> [MATERIAL TO PROCESS]:
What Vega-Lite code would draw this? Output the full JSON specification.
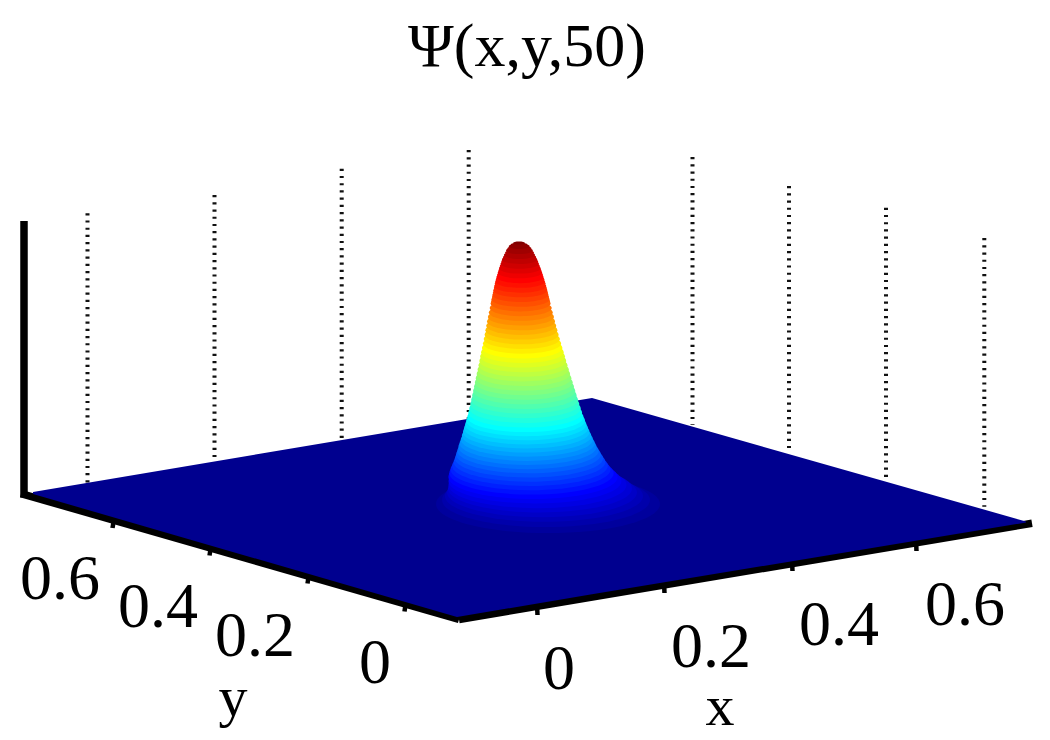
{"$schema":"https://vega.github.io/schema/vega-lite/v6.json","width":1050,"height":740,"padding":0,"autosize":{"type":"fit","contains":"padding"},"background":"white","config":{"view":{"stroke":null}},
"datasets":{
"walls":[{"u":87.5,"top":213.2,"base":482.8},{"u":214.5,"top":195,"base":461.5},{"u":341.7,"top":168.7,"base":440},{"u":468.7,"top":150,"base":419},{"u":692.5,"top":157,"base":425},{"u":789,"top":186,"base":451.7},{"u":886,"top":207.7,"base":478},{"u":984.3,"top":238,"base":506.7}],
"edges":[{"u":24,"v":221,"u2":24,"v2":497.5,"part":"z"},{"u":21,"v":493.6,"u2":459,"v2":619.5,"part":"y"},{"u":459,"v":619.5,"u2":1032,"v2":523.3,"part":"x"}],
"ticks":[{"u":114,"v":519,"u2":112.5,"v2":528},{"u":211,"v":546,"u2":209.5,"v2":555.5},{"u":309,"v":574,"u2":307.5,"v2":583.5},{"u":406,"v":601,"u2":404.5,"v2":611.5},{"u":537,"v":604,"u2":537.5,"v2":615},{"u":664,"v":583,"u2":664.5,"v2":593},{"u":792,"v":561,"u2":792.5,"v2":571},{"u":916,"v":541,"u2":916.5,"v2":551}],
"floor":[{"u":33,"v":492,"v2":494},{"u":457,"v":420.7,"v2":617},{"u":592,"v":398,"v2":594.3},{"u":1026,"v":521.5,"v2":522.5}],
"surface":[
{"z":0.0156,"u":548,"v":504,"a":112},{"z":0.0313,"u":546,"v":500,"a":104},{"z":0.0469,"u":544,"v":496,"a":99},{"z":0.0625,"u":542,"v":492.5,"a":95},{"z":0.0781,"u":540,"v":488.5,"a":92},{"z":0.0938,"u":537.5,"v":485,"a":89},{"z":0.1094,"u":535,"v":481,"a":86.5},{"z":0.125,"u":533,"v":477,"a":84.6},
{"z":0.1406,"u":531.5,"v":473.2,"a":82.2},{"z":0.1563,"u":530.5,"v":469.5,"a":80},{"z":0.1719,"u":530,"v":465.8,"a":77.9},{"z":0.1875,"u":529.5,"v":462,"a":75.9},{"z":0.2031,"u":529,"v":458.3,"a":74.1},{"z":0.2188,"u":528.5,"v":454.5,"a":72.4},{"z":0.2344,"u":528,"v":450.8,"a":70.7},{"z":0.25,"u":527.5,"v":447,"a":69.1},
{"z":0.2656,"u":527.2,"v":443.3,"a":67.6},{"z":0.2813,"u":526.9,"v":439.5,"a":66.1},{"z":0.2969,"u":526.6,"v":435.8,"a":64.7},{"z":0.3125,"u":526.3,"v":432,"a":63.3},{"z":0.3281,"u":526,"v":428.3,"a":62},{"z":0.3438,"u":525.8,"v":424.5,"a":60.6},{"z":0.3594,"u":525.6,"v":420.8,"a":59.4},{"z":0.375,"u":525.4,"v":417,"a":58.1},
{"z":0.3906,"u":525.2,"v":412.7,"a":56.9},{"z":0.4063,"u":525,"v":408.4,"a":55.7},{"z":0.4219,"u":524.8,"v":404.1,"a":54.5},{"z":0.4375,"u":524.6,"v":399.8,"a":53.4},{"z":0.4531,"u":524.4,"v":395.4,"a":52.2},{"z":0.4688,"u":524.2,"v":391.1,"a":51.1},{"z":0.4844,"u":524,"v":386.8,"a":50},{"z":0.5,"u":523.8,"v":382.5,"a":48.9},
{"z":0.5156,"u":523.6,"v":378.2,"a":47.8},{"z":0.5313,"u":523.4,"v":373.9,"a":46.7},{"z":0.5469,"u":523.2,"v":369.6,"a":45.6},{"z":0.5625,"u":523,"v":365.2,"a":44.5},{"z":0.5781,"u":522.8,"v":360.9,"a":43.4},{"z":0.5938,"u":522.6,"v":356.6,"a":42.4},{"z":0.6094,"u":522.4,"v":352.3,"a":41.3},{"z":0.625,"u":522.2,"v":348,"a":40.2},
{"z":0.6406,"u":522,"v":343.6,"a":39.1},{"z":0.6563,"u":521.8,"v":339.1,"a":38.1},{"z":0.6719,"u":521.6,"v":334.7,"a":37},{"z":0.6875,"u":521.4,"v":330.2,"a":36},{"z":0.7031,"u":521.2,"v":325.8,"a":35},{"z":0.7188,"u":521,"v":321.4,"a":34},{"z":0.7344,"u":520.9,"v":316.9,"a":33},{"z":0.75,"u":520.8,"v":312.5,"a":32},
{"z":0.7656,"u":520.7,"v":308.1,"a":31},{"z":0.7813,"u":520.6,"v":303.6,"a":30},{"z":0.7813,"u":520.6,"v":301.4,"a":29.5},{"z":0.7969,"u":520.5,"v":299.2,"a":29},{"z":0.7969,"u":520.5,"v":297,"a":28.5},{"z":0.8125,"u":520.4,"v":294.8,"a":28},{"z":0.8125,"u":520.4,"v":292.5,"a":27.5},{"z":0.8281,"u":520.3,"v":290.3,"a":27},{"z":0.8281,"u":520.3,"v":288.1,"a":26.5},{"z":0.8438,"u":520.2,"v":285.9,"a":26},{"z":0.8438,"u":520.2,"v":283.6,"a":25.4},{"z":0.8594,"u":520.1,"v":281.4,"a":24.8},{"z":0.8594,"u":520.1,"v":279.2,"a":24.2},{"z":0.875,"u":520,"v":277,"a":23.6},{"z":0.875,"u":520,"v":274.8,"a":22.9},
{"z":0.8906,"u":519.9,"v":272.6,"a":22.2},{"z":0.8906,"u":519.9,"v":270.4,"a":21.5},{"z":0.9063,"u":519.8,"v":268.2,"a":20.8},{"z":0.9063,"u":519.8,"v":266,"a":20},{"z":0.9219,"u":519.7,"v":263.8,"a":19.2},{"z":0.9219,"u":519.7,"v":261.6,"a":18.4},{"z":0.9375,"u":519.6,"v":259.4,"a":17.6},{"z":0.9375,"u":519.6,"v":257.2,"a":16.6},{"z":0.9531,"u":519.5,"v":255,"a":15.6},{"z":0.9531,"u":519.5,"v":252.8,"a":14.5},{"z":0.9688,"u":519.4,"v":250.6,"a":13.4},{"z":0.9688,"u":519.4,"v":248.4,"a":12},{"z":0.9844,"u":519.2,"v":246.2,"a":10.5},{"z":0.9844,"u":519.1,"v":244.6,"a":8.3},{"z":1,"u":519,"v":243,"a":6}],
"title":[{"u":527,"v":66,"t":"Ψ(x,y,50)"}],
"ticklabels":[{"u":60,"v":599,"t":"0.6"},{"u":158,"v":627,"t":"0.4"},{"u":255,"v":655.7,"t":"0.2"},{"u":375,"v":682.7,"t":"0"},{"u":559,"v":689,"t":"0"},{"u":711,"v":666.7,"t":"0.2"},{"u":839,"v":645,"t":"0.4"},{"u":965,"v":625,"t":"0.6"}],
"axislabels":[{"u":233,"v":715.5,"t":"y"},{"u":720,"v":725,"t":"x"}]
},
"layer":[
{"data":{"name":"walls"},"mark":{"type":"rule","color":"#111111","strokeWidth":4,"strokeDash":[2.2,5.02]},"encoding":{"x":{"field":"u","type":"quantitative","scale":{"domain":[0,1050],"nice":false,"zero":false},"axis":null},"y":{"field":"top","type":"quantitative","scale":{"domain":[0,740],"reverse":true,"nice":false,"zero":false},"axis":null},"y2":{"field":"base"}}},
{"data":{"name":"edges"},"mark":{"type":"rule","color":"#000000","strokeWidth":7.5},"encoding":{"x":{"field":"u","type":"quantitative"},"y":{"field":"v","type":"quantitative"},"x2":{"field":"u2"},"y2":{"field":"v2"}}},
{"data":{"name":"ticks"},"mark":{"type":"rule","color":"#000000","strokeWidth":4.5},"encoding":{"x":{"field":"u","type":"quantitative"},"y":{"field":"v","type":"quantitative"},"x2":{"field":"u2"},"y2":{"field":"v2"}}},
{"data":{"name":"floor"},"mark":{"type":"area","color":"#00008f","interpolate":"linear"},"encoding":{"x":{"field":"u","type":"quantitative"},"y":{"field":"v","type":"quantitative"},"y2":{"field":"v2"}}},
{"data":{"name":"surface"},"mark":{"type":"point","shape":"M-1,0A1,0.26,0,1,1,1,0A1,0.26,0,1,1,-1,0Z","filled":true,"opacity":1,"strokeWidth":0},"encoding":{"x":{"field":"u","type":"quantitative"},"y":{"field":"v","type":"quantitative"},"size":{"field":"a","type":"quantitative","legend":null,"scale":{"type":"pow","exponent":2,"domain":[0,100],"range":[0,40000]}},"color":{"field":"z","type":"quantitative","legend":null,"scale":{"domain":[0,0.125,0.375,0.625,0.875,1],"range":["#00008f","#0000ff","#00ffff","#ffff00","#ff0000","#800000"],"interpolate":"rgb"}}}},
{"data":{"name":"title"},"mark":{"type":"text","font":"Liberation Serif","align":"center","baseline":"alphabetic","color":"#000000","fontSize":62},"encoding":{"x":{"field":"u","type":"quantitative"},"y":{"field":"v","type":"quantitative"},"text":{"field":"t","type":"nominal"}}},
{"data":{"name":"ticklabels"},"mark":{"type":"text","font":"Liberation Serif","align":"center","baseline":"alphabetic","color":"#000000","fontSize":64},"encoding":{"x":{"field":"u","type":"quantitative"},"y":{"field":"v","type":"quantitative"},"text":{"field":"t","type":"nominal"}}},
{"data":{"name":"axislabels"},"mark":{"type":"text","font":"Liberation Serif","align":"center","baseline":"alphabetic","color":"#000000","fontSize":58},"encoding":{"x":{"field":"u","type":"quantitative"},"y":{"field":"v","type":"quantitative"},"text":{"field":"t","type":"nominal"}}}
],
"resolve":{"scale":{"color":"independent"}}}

...

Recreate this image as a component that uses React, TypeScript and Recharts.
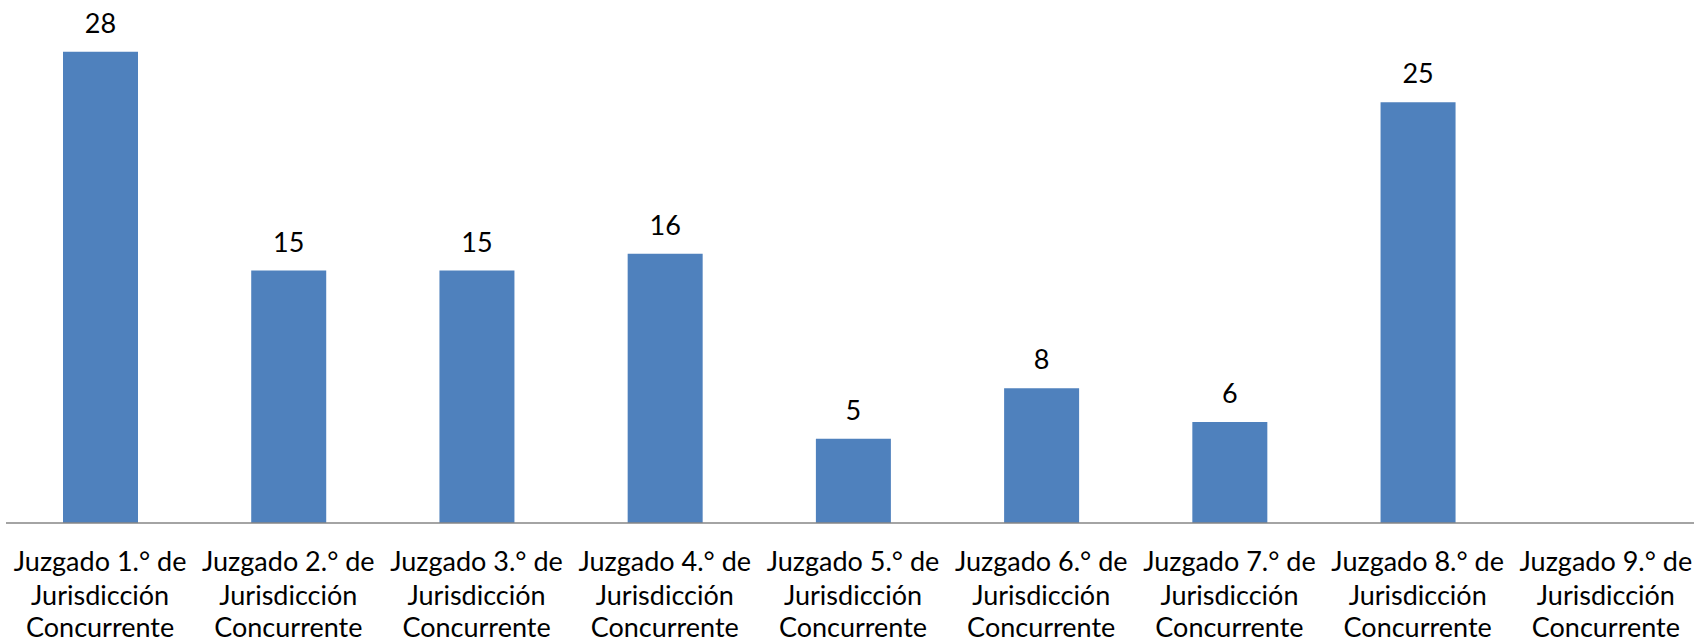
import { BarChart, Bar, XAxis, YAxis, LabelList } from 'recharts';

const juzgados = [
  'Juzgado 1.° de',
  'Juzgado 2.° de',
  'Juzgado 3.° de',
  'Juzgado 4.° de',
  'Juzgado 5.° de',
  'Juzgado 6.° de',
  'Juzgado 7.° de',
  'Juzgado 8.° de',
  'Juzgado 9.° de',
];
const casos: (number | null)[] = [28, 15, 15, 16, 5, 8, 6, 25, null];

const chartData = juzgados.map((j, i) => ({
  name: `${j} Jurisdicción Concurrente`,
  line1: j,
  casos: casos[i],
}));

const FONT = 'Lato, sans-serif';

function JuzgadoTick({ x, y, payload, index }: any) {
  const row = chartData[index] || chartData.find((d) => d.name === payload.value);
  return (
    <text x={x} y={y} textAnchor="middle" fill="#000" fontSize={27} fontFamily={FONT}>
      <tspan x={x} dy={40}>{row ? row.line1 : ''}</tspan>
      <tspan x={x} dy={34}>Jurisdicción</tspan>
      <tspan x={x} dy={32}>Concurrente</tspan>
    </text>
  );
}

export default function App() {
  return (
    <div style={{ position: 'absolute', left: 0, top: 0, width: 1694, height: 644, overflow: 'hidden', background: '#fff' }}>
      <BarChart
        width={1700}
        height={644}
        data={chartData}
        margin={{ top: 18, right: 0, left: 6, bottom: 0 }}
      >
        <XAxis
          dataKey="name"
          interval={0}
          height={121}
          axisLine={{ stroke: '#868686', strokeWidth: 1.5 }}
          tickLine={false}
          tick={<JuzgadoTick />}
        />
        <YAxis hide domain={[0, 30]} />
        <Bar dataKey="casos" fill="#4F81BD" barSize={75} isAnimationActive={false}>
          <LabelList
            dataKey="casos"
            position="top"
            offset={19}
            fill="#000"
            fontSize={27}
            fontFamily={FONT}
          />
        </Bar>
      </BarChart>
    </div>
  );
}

==

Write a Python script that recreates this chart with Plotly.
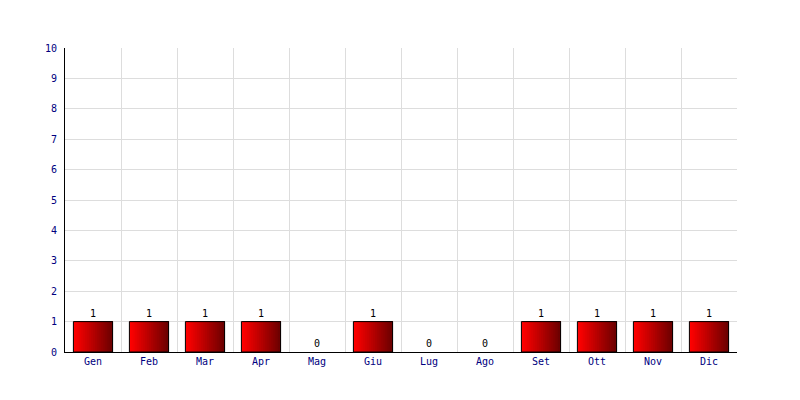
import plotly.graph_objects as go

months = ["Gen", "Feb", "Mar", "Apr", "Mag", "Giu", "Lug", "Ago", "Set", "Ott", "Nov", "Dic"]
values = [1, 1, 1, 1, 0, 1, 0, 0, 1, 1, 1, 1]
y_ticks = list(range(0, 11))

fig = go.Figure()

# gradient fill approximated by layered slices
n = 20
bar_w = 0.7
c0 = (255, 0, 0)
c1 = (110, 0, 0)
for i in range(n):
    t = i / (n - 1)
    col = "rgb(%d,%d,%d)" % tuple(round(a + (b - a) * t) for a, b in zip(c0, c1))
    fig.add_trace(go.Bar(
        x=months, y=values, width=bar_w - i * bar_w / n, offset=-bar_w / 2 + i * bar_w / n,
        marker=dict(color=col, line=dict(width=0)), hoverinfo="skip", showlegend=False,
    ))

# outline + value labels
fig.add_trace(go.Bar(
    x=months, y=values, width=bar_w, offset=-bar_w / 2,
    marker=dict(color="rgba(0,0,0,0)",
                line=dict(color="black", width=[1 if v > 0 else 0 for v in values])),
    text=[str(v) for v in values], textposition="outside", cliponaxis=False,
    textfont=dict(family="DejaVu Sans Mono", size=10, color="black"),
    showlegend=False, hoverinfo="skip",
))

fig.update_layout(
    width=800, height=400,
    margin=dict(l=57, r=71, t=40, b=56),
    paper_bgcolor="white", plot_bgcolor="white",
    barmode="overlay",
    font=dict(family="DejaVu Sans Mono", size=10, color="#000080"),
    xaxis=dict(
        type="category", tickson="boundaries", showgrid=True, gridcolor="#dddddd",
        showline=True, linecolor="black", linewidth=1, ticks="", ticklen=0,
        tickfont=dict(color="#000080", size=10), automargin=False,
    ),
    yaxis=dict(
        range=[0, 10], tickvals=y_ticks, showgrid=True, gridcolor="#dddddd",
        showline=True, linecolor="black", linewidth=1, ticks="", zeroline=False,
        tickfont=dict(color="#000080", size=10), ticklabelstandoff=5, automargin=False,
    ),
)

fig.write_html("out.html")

> [YOUR INSTRUCTIONS]: Extract exactly, and only, the lines from the one with "Recreate this image" to the one with "const FONT = 'Lato, sans-serif';", both ends counted. Leave the images behind.

> [FINAL RESULT]:
Recreate this image as a component that uses React, TypeScript and Recharts.
import { BarChart, Bar, XAxis, YAxis, LabelList } from 'recharts';

const juzgados = [
  'Juzgado 1.° de',
  'Juzgado 2.° de',
  'Juzgado 3.° de',
  'Juzgado 4.° de',
  'Juzgado 5.° de',
  'Juzgado 6.° de',
  'Juzgado 7.° de',
  'Juzgado 8.° de',
  'Juzgado 9.° de',
];
const casos: (number | null)[] = [28, 15, 15, 16, 5, 8, 6, 25, null];

const chartData = juzgados.map((j, i) => ({
  name: `${j} Jurisdicción Concurrente`,
  line1: j,
  casos: casos[i],
}));

const FONT = 'Lato, sans-serif';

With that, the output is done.